> [What you will do] Your task is to output the listing word for word, with pictures excluded.

> [Data section]
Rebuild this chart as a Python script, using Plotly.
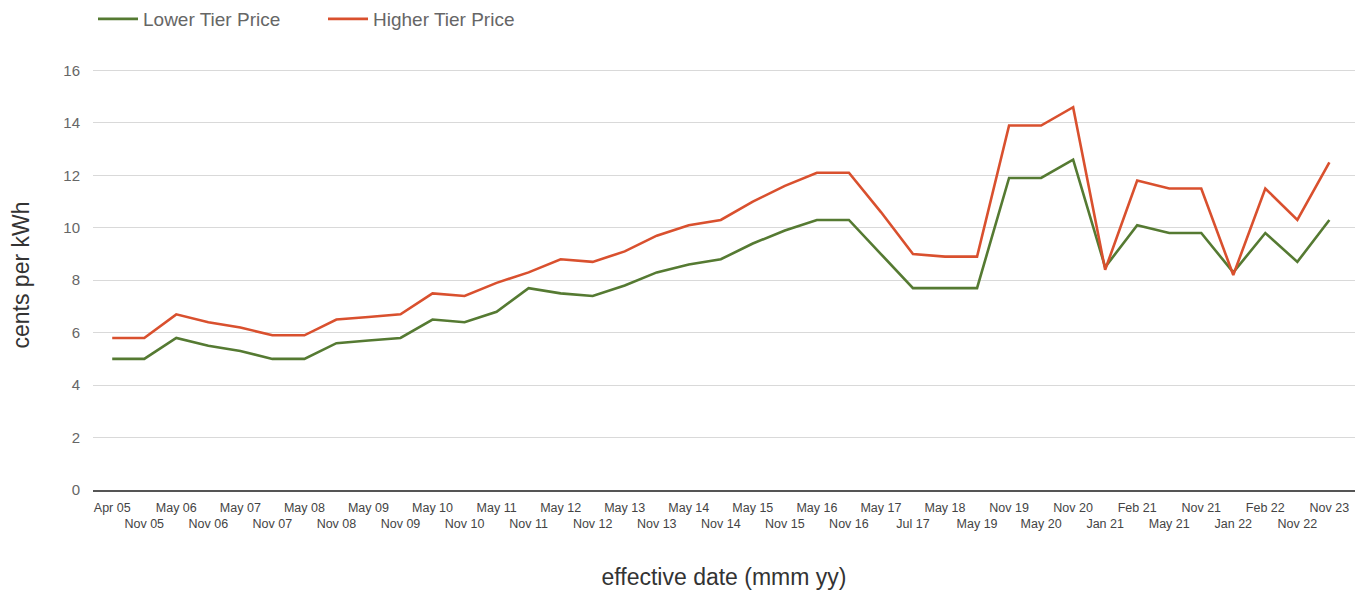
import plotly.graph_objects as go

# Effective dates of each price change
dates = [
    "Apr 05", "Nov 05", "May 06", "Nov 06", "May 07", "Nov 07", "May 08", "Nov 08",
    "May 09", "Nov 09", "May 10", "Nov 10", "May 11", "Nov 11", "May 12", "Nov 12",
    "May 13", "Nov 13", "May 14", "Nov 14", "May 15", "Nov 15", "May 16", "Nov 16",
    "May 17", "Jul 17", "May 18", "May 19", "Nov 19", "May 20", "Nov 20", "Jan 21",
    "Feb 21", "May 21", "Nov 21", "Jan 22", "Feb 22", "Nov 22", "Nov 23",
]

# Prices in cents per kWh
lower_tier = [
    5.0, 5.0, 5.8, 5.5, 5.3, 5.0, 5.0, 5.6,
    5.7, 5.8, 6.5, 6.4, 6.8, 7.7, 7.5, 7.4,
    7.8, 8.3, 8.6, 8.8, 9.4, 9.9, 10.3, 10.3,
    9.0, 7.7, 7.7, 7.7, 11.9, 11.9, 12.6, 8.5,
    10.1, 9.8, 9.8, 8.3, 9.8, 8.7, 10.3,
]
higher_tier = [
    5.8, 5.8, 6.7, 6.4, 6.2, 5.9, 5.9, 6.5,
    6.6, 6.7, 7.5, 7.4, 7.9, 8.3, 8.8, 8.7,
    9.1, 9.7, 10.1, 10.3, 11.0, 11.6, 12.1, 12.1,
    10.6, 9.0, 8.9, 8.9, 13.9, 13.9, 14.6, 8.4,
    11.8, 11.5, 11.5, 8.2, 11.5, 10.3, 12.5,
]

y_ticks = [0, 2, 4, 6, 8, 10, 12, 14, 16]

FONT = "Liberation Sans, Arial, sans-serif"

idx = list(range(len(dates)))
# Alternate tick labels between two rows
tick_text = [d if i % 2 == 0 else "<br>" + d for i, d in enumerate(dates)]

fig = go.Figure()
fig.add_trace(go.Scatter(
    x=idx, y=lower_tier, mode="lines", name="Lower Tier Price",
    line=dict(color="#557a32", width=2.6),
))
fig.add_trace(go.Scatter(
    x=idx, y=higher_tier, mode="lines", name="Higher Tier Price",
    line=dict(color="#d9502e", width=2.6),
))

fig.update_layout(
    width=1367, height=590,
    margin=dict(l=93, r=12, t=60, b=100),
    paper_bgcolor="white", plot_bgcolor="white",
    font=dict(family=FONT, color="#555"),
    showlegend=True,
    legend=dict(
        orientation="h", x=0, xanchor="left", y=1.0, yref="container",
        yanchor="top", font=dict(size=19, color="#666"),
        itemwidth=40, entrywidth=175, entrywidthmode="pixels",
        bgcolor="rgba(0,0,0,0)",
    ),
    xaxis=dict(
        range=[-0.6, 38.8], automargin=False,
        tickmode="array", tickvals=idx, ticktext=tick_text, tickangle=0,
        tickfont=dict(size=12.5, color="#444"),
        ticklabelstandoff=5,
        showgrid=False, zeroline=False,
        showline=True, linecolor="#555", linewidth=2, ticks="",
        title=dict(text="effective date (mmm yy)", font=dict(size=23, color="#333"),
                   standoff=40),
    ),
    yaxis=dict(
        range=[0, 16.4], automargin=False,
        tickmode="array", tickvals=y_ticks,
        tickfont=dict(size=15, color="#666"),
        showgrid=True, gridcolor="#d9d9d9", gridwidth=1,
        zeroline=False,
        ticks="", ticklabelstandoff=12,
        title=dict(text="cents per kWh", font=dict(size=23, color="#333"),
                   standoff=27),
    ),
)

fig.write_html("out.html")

> [Exercise answer]
Rebuild this chart as a Python script, using Plotly.
import plotly.graph_objects as go

# Effective dates of each price change
dates = [
    "Apr 05", "Nov 05", "May 06", "Nov 06", "May 07", "Nov 07", "May 08", "Nov 08",
    "May 09", "Nov 09", "May 10", "Nov 10", "May 11", "Nov 11", "May 12", "Nov 12",
    "May 13", "Nov 13", "May 14", "Nov 14", "May 15", "Nov 15", "May 16", "Nov 16",
    "May 17", "Jul 17", "May 18", "May 19", "Nov 19", "May 20", "Nov 20", "Jan 21",
    "Feb 21", "May 21", "Nov 21", "Jan 22", "Feb 22", "Nov 22", "Nov 23",
]

# Prices in cents per kWh
lower_tier = [
    5.0, 5.0, 5.8, 5.5, 5.3, 5.0, 5.0, 5.6,
    5.7, 5.8, 6.5, 6.4, 6.8, 7.7, 7.5, 7.4,
    7.8, 8.3, 8.6, 8.8, 9.4, 9.9, 10.3, 10.3,
    9.0, 7.7, 7.7, 7.7, 11.9, 11.9, 12.6, 8.5,
    10.1, 9.8, 9.8, 8.3, 9.8, 8.7, 10.3,
]
higher_tier = [
    5.8, 5.8, 6.7, 6.4, 6.2, 5.9, 5.9, 6.5,
    6.6, 6.7, 7.5, 7.4, 7.9, 8.3, 8.8, 8.7,
    9.1, 9.7, 10.1, 10.3, 11.0, 11.6, 12.1, 12.1,
    10.6, 9.0, 8.9, 8.9, 13.9, 13.9, 14.6, 8.4,
    11.8, 11.5, 11.5, 8.2, 11.5, 10.3, 12.5,
]

y_ticks = [0, 2, 4, 6, 8, 10, 12, 14, 16]

FONT = "Liberation Sans, Arial, sans-serif"

idx = list(range(len(dates)))
# Alternate tick labels between two rows
tick_text = [d if i % 2 == 0 else "<br>" + d for i, d in enumerate(dates)]

fig = go.Figure()
fig.add_trace(go.Scatter(
    x=idx, y=lower_tier, mode="lines", name="Lower Tier Price",
    line=dict(color="#557a32", width=2.6),
))
fig.add_trace(go.Scatter(
    x=idx, y=higher_tier, mode="lines", name="Higher Tier Price",
    line=dict(color="#d9502e", width=2.6),
))

fig.update_layout(
    width=1367, height=590,
    margin=dict(l=93, r=12, t=60, b=100),
    paper_bgcolor="white", plot_bgcolor="white",
    font=dict(family=FONT, color="#555"),
    showlegend=True,
    legend=dict(
        orientation="h", x=0, xanchor="left", y=1.0, yref="container",
        yanchor="top", font=dict(size=19, color="#666"),
        itemwidth=40, entrywidth=175, entrywidthmode="pixels",
        bgcolor="rgba(0,0,0,0)",
    ),
    xaxis=dict(
        range=[-0.6, 38.8], automargin=False,
        tickmode="array", tickvals=idx, ticktext=tick_text, tickangle=0,
        tickfont=dict(size=12.5, color="#444"),
        ticklabelstandoff=5,
        showgrid=False, zeroline=False,
        showline=True, linecolor="#555", linewidth=2, ticks="",
        title=dict(text="effective date (mmm yy)", font=dict(size=23, color="#333"),
                   standoff=40),
    ),
    yaxis=dict(
        range=[0, 16.4], automargin=False,
        tickmode="array", tickvals=y_ticks,
        tickfont=dict(size=15, color="#666"),
        showgrid=True, gridcolor="#d9d9d9", gridwidth=1,
        zeroline=False,
        ticks="", ticklabelstandoff=12,
        title=dict(text="cents per kWh", font=dict(size=23, color="#333"),
                   standoff=27),
    ),
)

fig.write_html("out.html")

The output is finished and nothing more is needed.